OMAHA, NEBRASKA (Christian Examiner) – The state of Nebraska, located on the Great Plains below South Dakota and above Kansas, is known as a leading grain producer. Wheat, corn and sorghum grow plentifully in the state's rich soil.

Ron and Alpha Goombi, Native American missionaries, work in different dirt, the soil of Nebraskans' spiritual lives, as they plant churches around the state.

Until late 2013, the Goombis served as missionaries with the Southern Baptist Convention's North American Mission Board. The couple now runs All Nations Ministries in Omaha, and they plant churches in various Native American communities throughout the region. The Omaha Nation Baptist Church on the Omaha Indian Reservation in Macy, Nebraska, is one such church.

The suicide rate for 15-24 year old American Indians is twice the rate as that of the national average.
- Ron Goombi, All Nations Ministries, Omaha

In August, the Goombis attended the twelfth annual Global Impact Celebration (GIC) hosted by First Baptist Church of Callahan, Florida.

The conference, spanning five days, allowed church members to meet missionaries they support through prayer, financial contributions and service.

The Goombis have attended the North Florida church's conference before and as in years past, missionary guests were invited into homes of church members for "in-home briefings." During the briefings, missionaries gave status reports of their ministries along with their ongoing needs.

(NAMB photo by Gibbs Frazeur)Alpha Goombi registers children for a prize-drawing during a Bible club at the Winnebago Indian Reservation near Sioux City, Iowa. She and her husband, Ron, direct All Nations Ministries in Omaha, Nebraska.

Though members from the Callahan, Florida, church have served in a summer camp called Native Students 4 Jesus, NS4J, on a Nebraska Indian Reservation for 10 years, other church members were unaware of the dire life circumstances surrounding many American Indians. For example, the suicide rate for 15 to 24 year old American Indians is twice as high as the national average, Ron Goombi said.

In addition, 31 percent of American Indians live below the poverty level (13 percent is the national average). This means children on reservations often go to sleep without supper or wake up to no breakfast, he added.

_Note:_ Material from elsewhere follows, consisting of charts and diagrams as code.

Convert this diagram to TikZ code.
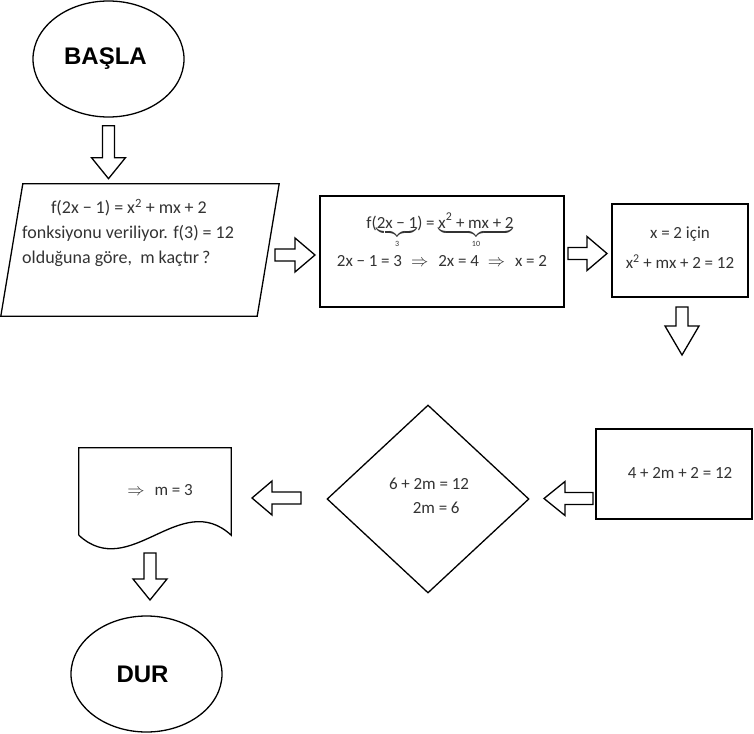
\documentclass[tikz,border=0pt]{standalone}
\usepackage{fontspec}
\usepackage{amsmath}
\setmainfont{Carlito}
\newfontfamily\headfont{Liberation Sans}
\usetikzlibrary{shapes.geometric, positioning}

\newcommand\opsp{\hspace{0.22em}}
\newcommand\impl{\hspace{9pt}$\Rightarrow$\hspace{10pt}}

\tikzset{
  terminal/.style={ellipse, draw, line width=1.3pt, minimum width=151pt, minimum height=116pt, inner sep=0pt,
    font=\headfont\bfseries\fontsize{24}{28}\selectfont},
  process/.style={rectangle, draw, line width=1.3pt, inner sep=0pt},
  decision/.style={diamond, draw, line width=1.3pt, inner sep=0pt, minimum width=202pt, minimum height=188pt},
  txt/.style={font=\fontsize{17}{25}\selectfont, text=black!80, inner sep=0pt},
  pics/blockarrow/.style 2 args={code={
    \draw[line width=1.3pt] (0,-6) -- (#1-#2,-6) -- (#1-#2,-17) -- (#1,0) -- (#1-#2,17) -- (#1-#2,6) -- (0,6) -- cycle;
  }}
}

\begin{document}
\begin{tikzpicture}[x=1pt, y=-1pt, line join=miter]
  \useasboundingbox (0,0) rectangle (754,733);

  \node[terminal] (start) at (108.5,59) {\hspace*{-6pt}BAŞLA};
  \pic[rotate=-90] at ([yshift=-8pt]start.south) {blockarrow={53}{21}};

  % girdi
  \node[minimum width=256pt, minimum height=132pt] (input) at (140,250) {};
  \draw[line width=1.3pt] ([xshift=11pt]input.north west) -- ([xshift=11pt]input.north east)
    -- ([xshift=-11pt]input.south east) -- ([xshift=-11pt]input.south west) -- cycle;
  \node[txt, align=left, anchor=west, font=\fontsize{18}{25}\selectfont] (inputtxt) at (22,233)
    {\hspace*{1.6em}f(2x\opsp−\opsp1)\opsp=\opsp x\textsuperscript{2}\opsp+\opsp mx\opsp+\opsp2\\
     fonksiyonu veriliyor. f(3)\opsp=\opsp12\\
     olduğuna göre,\ \ m kaçtır\,?};
  \pic at (275,255) {blockarrow={40}{20}};

  \node[process, minimum width=244pt, minimum height=111pt] (solve) at (442,251.5) {};
  \node[txt, anchor=base] (solvetxt) at (440,228)
    {$\text{f(}{\underbrace{\text{2x\opsp−\opsp1}}_{\text{\fontsize{8}{8}\selectfont 3}}}\text{)\opsp=\opsp}{\underbrace{\text{x\textsuperscript{2}\opsp+\opsp mx\opsp+\opsp2}}_{\text{\fontsize{8}{8}\selectfont 10}}}$};
  \node[txt, anchor=base] (solvetxtb) at (442,266)
    {2x\opsp−\opsp1\opsp=\opsp3\impl2x\opsp=\opsp4\impl x\opsp=\opsp2};
  \pic at (568,253.5) {blockarrow={39}{20}};

  \node[process, minimum width=136pt, minimum height=93pt] (cond) at (680,250.5) {};
  \node[txt, align=center, font=\fontsize{17}{30}\selectfont] (condtxt) at (680,248)
    {x\opsp=\opsp2 için\\ x\textsuperscript{2}\opsp+\opsp mx\opsp+\opsp2\opsp=\opsp12};
  \pic[rotate=-90] at (682,307) {blockarrow={48}{29}};

  \node[process, minimum width=156pt, minimum height=90pt] (eqn) at (674,474) {};
  \node[txt] (eqntxt) at (680,473) {4\opsp+\opsp2m\opsp+\opsp2\opsp=\opsp12};
  \pic[rotate=180] at (593,498.5) {blockarrow={49}{21}};

  \node[decision] (dec) at (428,499) {};
  \node[txt, align=left, font=\fontsize{17}{24}\selectfont] (dectxt) at (429,496)
    {6\opsp+\opsp2m\opsp=\opsp12\\ \hspace*{1.4em}2m\opsp=\opsp6};
  \pic[rotate=180] at (301,498) {blockarrow={49}{20}};

  % sonuc
  \node[minimum width=152pt, minimum height=87pt] (res) at (155,491.5) {};
  \draw[line width=1.3pt] (res.south west) -- (res.north west) -- (res.north east) -- (res.south east)
    .. controls ([xshift=-51pt, yshift=47pt]res.south east) and ([xshift=51pt, yshift=-47pt]res.south west) .. (res.south west);
  \node[txt] (restxt) at (160,490) {$\Rightarrow$\hspace{10pt}m\opsp=\opsp3};
  \pic[rotate=-90] at (150,553) {blockarrow={47}{21}};

  \node[terminal] (stop) at (146.5,674) {\hspace*{-8pt}DUR};
\end{tikzpicture}
\end{document}
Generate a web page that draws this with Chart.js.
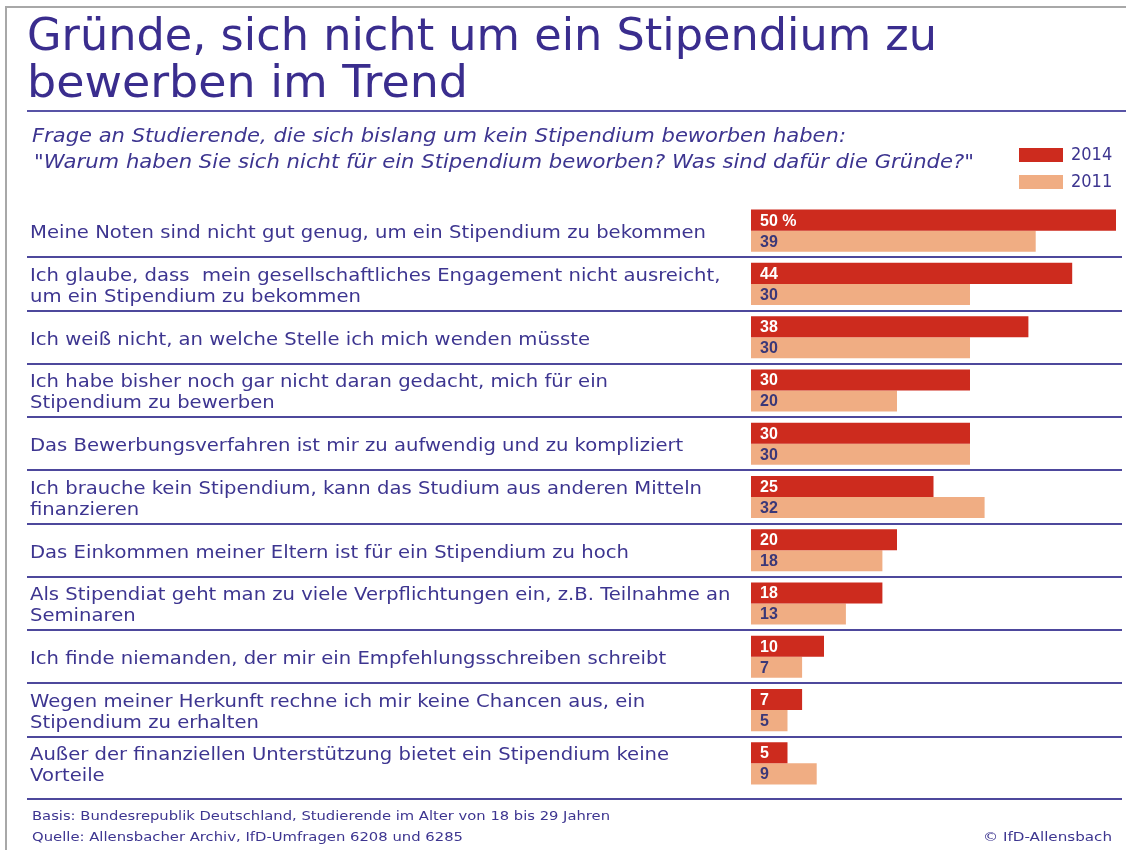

Ron and Alpha Goombi also shared their ministry's prayer requests at the briefing they attended. Their requests included the following:

  • Salvation for Native American people and tribal nations
  • New home church start in Northwest Omaha reaching Native American families
  • Missionaries who live among and minister the Gospel of Jesus to Native American people
  • Nebraska Reservations: the Omaha, the Winnebago, the Santee Sioux, and the Northern Ponca
  • Kansas Reservations: the Sac & Fox, the Kickapoo, the Potawatomie and the Iowa Tribe of Kansas/Nebraska
  • Financial support and partnerships for the Goombis as they start churches in urban Native American communities and on Indian Reservations in Nebraska.

During this year's in-home briefing, the Goombis played a game quizzing church members on their knowledge of American Indians and on the All Nations ministry. Husbands and wives were pitted against each other as each team attempted to answer questions Ron asked.

The game ended in a tie between the women and the men.

"I usually try to have it end in a tie," Ron Goombi said with a chuckle. "It can get really competitive if I don't."